A Comprehensive Background for Serving Thousands of Older Adults
Judy Willig, LCSW; Executive Director, Heights and Hill Community Council
There’s a new reality show on TV where the CEO goes undercover as a lower-level employee and gets an “on-the-ground” view of what’s going on within the company he or she manages. I haven’t seen it, but I expect as viewers, we’re supposed to marvel at how removed the CEO is from the people who do the “heavy lifting” in their companies. Of course, I began to imagine my own experience on this program and then I realized: been there, done that. As the Executive Director of a mid-sized community-based agency serving the elderly, both my formal education and work experience have been primarily focused on client services, which is what most of my employees do. As a social worker, I’ve walked in their shoes, almost literally; their jobs require them to be in the field, working with home-bound elderly—something I’ve done many times and still do on occasion, even as Executive Director.
But I do have a confession to make here: when I was in graduate school over 30 years ago, I did my best to avoid all classes in administration, advocacy, and policy. My intention was to do clinical work and to gain enough experience and training to eventually have a private practice. I took every class offered that was related to direct practice and barely tolerated the rest. And now here I am in the top management role, (that private practice dream faded away a long time ago) and I realize it’s my social work background that has not only shaped who I am as a person, but who I am as a boss, and how I make decisions for my agency.
I’d venture to guess that few for-profit CEOs come with those “up from the mailroom” stories we used to hear about.

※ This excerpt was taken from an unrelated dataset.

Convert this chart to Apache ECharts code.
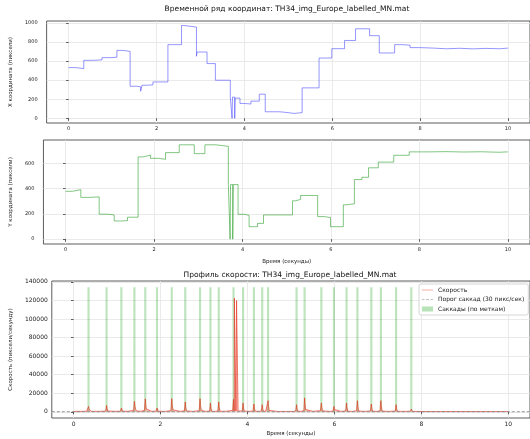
<!DOCTYPE html>
<html><head><meta charset="utf-8">
<script src="https://cdn.jsdelivr.net/npm/echarts@6/dist/echarts.min.js"></script>
<style>html,body{margin:0;padding:0;background:#fff}#c{width:530px;height:439px}</style>
</head><body><div id="c"></div>
<script>
// ---- data ----
const fileName = 'TH34_img_Europe_labelled_MN.mat';
const xTicks = [0, 2, 4, 6, 8, 10];
const xCoordTicks = [0, 200, 400, 600, 800, 1000];
const yCoordTicks = [0, 200, 400, 600];
const velTicks = [0, 20000, 40000, 60000, 80000, 100000, 120000, 140000];

// X coordinate (step, holds value until next time)
const xCoordTime = [0.00,0.15,0.345,0.55,0.76,0.95,1.10,1.25,1.40,1.55,1.64,1.67,1.80,1.92,2.26,2.57,2.62,2.91,2.925,3.15,3.34,3.68,3.72,3.73,3.78,3.79,3.90,4.00,4.15,4.34,4.475,4.80,5.00,5.13,5.315,5.70,5.99,6.28,6.53,6.85,7.07,7.42,7.60,7.77,8.00,8.30,8.60,8.90,9.20,9.50,9.80,10.00];
const xCoordVal  = [531,521,607,612,635,640,711,700,336,330,284,347,350,381,771,972,955,650,694,573,399,225,0,222,0,212,156,150,180,253,69,60,52,60,319,631,729,815,937,865,684,771,765,740,735,728,733,727,732,728,735,730];

// Y coordinate
const yCoordTime = [0.00,0.15,0.345,0.55,0.76,0.95,1.10,1.25,1.40,1.64,1.75,1.92,2.10,2.26,2.57,2.91,3.15,3.40,3.68,3.72,3.73,3.78,3.79,3.90,4.05,4.15,4.34,4.475,5.13,5.20,5.315,5.70,5.85,5.99,6.28,6.35,6.53,6.70,6.85,7.07,7.42,7.77,8.20,8.60,9.00,9.40,9.80,10.00];
const yCoordVal  = [379,392,331,335,198,192,144,147,174,651,665,640,632,685,747,677,747,735,432,0,432,0,432,197,188,99,125,192,304,315,346,179,171,99,272,280,472,490,565,610,664,691,693,690,692,688,691,690];

// Velocity samples [time, value]
const velTime = [0.00,0.10,0.20,0.30,0.33,0.345,0.355,0.37,0.40,0.55,0.74,0.76,0.77,0.79,0.95,1.08,1.10,1.11,1.13,1.25,1.38,1.40,1.41,1.425,1.45,1.55,1.63,1.65,1.66,1.675,1.70,1.80,1.90,1.92,1.93,1.95,2.10,2.24,2.26,2.27,2.29,2.32,2.45,2.55,2.57,2.58,2.60,2.75,2.89,2.91,2.92,2.94,2.96,3.05,3.13,3.15,3.16,3.18,3.25,3.32,3.34,3.35,3.37,3.50,3.66,3.68,3.69,3.695,3.70,3.72,3.735,3.75,3.77,3.785,3.82,3.88,3.90,3.91,3.93,4.05,4.13,4.15,4.16,4.18,4.25,4.32,4.34,4.35,4.37,4.42,4.46,4.475,4.485,4.50,4.53,4.70,4.90,5.05,5.11,5.13,5.14,5.16,5.25,5.30,5.315,5.325,5.34,5.37,5.50,5.68,5.70,5.71,5.73,5.76,5.90,5.97,5.99,6.00,6.02,6.15,6.26,6.28,6.29,6.31,6.42,6.51,6.53,6.54,6.56,6.70,6.83,6.85,6.86,6.88,6.98,7.05,7.07,7.08,7.10,7.25,7.40,7.42,7.43,7.45,7.60,7.75,7.77,7.78,7.80,8.00,8.50,9.00,9.50,10.00];
const velVal  = [300,500,400,600,800,5800,3000,900,500,400,700,6900,3500,800,500,600,4000,2000,600,500,1500,11300,7000,3000,800,600,1500,13900,8000,3000,900,500,600,4000,2000,600,400,1200,14200,7000,2000,600,500,1000,10600,5000,900,400,1200,14200,7000,1500,500,400,800,9500,4000,600,400,800,10600,5000,600,500,1500,13400,5000,800,122400,121500,1000,119900,119500,900,800,800,9500,4000,600,500,900,8400,4000,600,500,900,7700,3500,600,500,1500,12000,6000,1500,500,300,400,300,800,7650,3500,600,500,1500,15000,8000,2500,600,500,1200,9500,5000,1000,500,400,800,5800,2500,500,400,900,9500,4500,600,400,1200,12000,6000,800,400,900,8400,4000,600,400,1000,12000,6000,700,400,800,7700,3500,500,400,600,2900,1500,400,300,250,300,250,300];

const threshold = 30;
// labelled saccade intervals (seconds)
const sacStart = [0.32,0.735,1.075,1.375,1.625,1.895,2.235,2.545,2.885,3.125,3.315,3.655,3.875,4.125,4.315,4.45,5.105,5.29,5.675,5.965,6.255,6.505,6.825,7.045,7.395,7.745];
const sacEnd   = [0.37,0.785,1.125,1.425,1.675,1.945,2.285,2.595,2.935,3.175,3.365,3.705,3.925,4.175,4.365,4.50,5.155,5.34,5.725,6.015,6.305,6.555,6.875,7.095,7.445,7.795];
const sacTop = 134200;

// ---- chart ----
const FONT = 'DejaVu Sans';
const pairs = (t, v) => t.map((x, i) => [x, v[i]]);
const fmt = v => String(v);
function xAx(gi, size, name, gap) {
  return {
    type: 'value', gridIndex: gi, min: -0.5, max: 10.5,
    axisLine: { show: false },
    axisTick: { show: true, length: 2.5, lineStyle: { color: '#333', width: 0.8 }, customValues: xTicks },
    axisLabel: { fontSize: size, color: '#222', fontFamily: FONT, margin: 3, customValues: xTicks, formatter: fmt },
    splitLine: { show: true, lineStyle: { color: '#e4e4e4', width: 0.8 } },
    name: name, nameLocation: 'middle', nameGap: gap,
    nameTextStyle: { fontSize: 5.5, fontFamily: FONT, color: '#222' }
  };
}
function yAx(gi, min, max, ticks, size, margin, name, gap) {
  return {
    type: 'value', gridIndex: gi, min: min, max: max,
    axisLine: { show: false },
    axisTick: { show: true, length: 2.5, lineStyle: { color: '#333', width: 0.8 }, customValues: ticks },
    axisLabel: { fontSize: size, color: '#222', fontFamily: FONT, margin: margin, customValues: ticks, formatter: fmt },
    splitLine: { show: true, lineStyle: { color: '#e4e4e4', width: 0.8 } },
    name: name, nameLocation: 'middle', nameGap: gap,
    nameTextStyle: { fontSize: 5.5, fontFamily: FONT, color: '#222' }
  };
}
const gridStyle = { show: true, borderColor: '#333', borderWidth: 0.8, backgroundColor: 'transparent' };

const markAreaData = sacStart.map((s, i) => [{ coord: [s, 0] }, { coord: [sacEnd[i], sacTop] }]);

// legend icons: tiny corner dots keep the bounding box tall so the line stays thin
const solidIcon = 'path://M0,0h0.01v0.01h-0.01z M0,10h0.01v0.01h-0.01z M0,4.4h22v1.2h-22z';
const dashIcon = 'path://M0,0h0.01v0.01h-0.01z M0,10h0.01v0.01h-0.01z M0,4.4h5v1.2h-5z M8,4.4h6v1.2h-6z M17,4.4h5v1.2h-5z';

const option = {
  animation: false,
  backgroundColor: '#fff',
  textStyle: { fontFamily: FONT },
  grid: [
    Object.assign({ left: 43, top: 21, width: 491, height: 102 }, gridStyle),
    Object.assign({ left: 43, top: 140, width: 491, height: 104 }, gridStyle),
    Object.assign({ left: 47, top: 281, width: 488, height: 137 }, gridStyle)
  ],
  xAxis: [
    xAx(0, 5, '', 0),
    xAx(1, 5, 'Время (секунды)', 15),
    xAx(2, 6, 'Время (секунды)', 13)
  ],
  yAxis: [
    yAx(0, -48.5, 1018.5, xCoordTicks, 5, 9, 'X координата (пиксели)', 23),
    yAx(1, -38, 785, yCoordTicks, 5, 9, 'Y координата (пиксели)', 23),
    yAx(2, -6710, 140910, velTicks, 6, 4, 'Скорость (пиксели/секунду)', 32)
  ],
  graphic: [
    { type: 'text', x: 287, y: 9, style: { text: 'Временной ряд координат: ' + fileName, fontSize: 7.5, fontFamily: FONT, fill: '#111', align: 'center', verticalAlign: 'middle' } },
    { type: 'text', x: 290, y: 275, style: { text: 'Профиль скорости: ' + fileName, fontSize: 7.5, fontFamily: FONT, fill: '#111', align: 'center', verticalAlign: 'middle' } }
  ],
  legend: {
    orient: 'vertical', left: 419, top: 284,
    itemWidth: 11, itemHeight: 5, itemGap: 3.5,
    padding: [3, 4, 3, 3],
    backgroundColor: 'rgba(255,255,255,0.85)', borderColor: '#cccccc', borderWidth: 0.8, borderRadius: 2,
    textStyle: { fontSize: 6, fontFamily: FONT, color: '#222' },
    data: [
      { name: 'Скорость', icon: solidIcon, itemStyle: { color: 'rgba(230,40,20,0.75)' } },
      { name: 'Порог саккад (30 пикс/сек)', icon: dashIcon, itemStyle: { color: '#888' } },
      { name: 'Саккады (по меткам)', icon: 'rect', itemStyle: { color: 'rgba(0,150,0,0.28)' } }
    ]
  },
  series: [
    {
      type: 'line', name: 'X', xAxisIndex: 0, yAxisIndex: 0, step: 'end', symbol: 'none',
      data: pairs(xCoordTime, xCoordVal), lineStyle: { color: 'rgba(60,60,255,0.6)', width: 0.9 }
    },
    {
      type: 'line', name: 'Y', xAxisIndex: 1, yAxisIndex: 1, step: 'end', symbol: 'none',
      data: pairs(yCoordTime, yCoordVal), lineStyle: { color: 'rgba(0,140,0,0.55)', width: 0.9 }
    },
    {
      type: 'line', name: 'Саккады (по меткам)', xAxisIndex: 2, yAxisIndex: 2, symbol: 'none',
      data: [], itemStyle: { color: 'rgba(0,150,0,0.28)' }, lineStyle: { color: 'rgba(0,150,0,0.28)' },
      markArea: { silent: true, itemStyle: { color: 'rgba(0,150,0,0.26)' }, data: markAreaData }
    },
    {
      type: 'line', name: 'Скорость', xAxisIndex: 2, yAxisIndex: 2, symbol: 'none',
      data: pairs(velTime, velVal),
      itemStyle: { color: 'rgba(230,40,20,0.8)' },
      lineStyle: { color: 'rgba(230,40,20,0.75)', width: 0.8 },
      areaStyle: { color: 'rgba(230,40,20,0.4)' }
    },
    {
      type: 'line', name: 'Порог саккад (30 пикс/сек)', xAxisIndex: 2, yAxisIndex: 2, symbol: 'none',
      data: [[-0.5, threshold], [10.5, threshold]],
      itemStyle: { color: '#888' },
      lineStyle: { color: '#888', width: 0.9, type: [3, 2] }
    }
  ]
};
const chart = echarts.init(document.getElementById('c'), null, { renderer: 'canvas' });
chart.setOption(option);
</script></body></html>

Most of them probably have some kind of business or management degree, and more and more, the trend in social service and public agencies is to draw from this corporate management pool as well. The question I’m left with is: How important is it for the leader of a company to understand—really understand—the experiences of the front line workers, versus having the kind of management/leadership background that can drive an agency forward? I’m sure there are merits to both sides, but my personal experience is that a social work background is important; and in the field of human services, it is critical.
As a social service agency, our bottom line is helping people—but in today’s world, a non-profit organization can no longer get by just “doing good.” Like any major company, it requires a multitude of skills—fiscal responsibility, human resources management, program development, strategic planning, public relations, marketing, contract management, policy development—some of which aren’t taught in a traditional MSW program, or at least not by the same names. The fact is that most of these skills are learned on the job; however, the skills I learned while getting my MSW have given me a comprehensive background in how to work with people—originally, I thought, as a therapist—but equally important, in working with a very diverse staff of 20 people, who in turn serve thousands of clients. It’s my formal education and field work through which I’ve learned to empower staff, understand and respect differences, support growth, challenge employees, and nurture talent. And this works upward, too; managing an agency means working with a board of directors and a whole range of policymakers and funders that draws on every skill I learned as a graduate student—learning to get the best out of, and for people.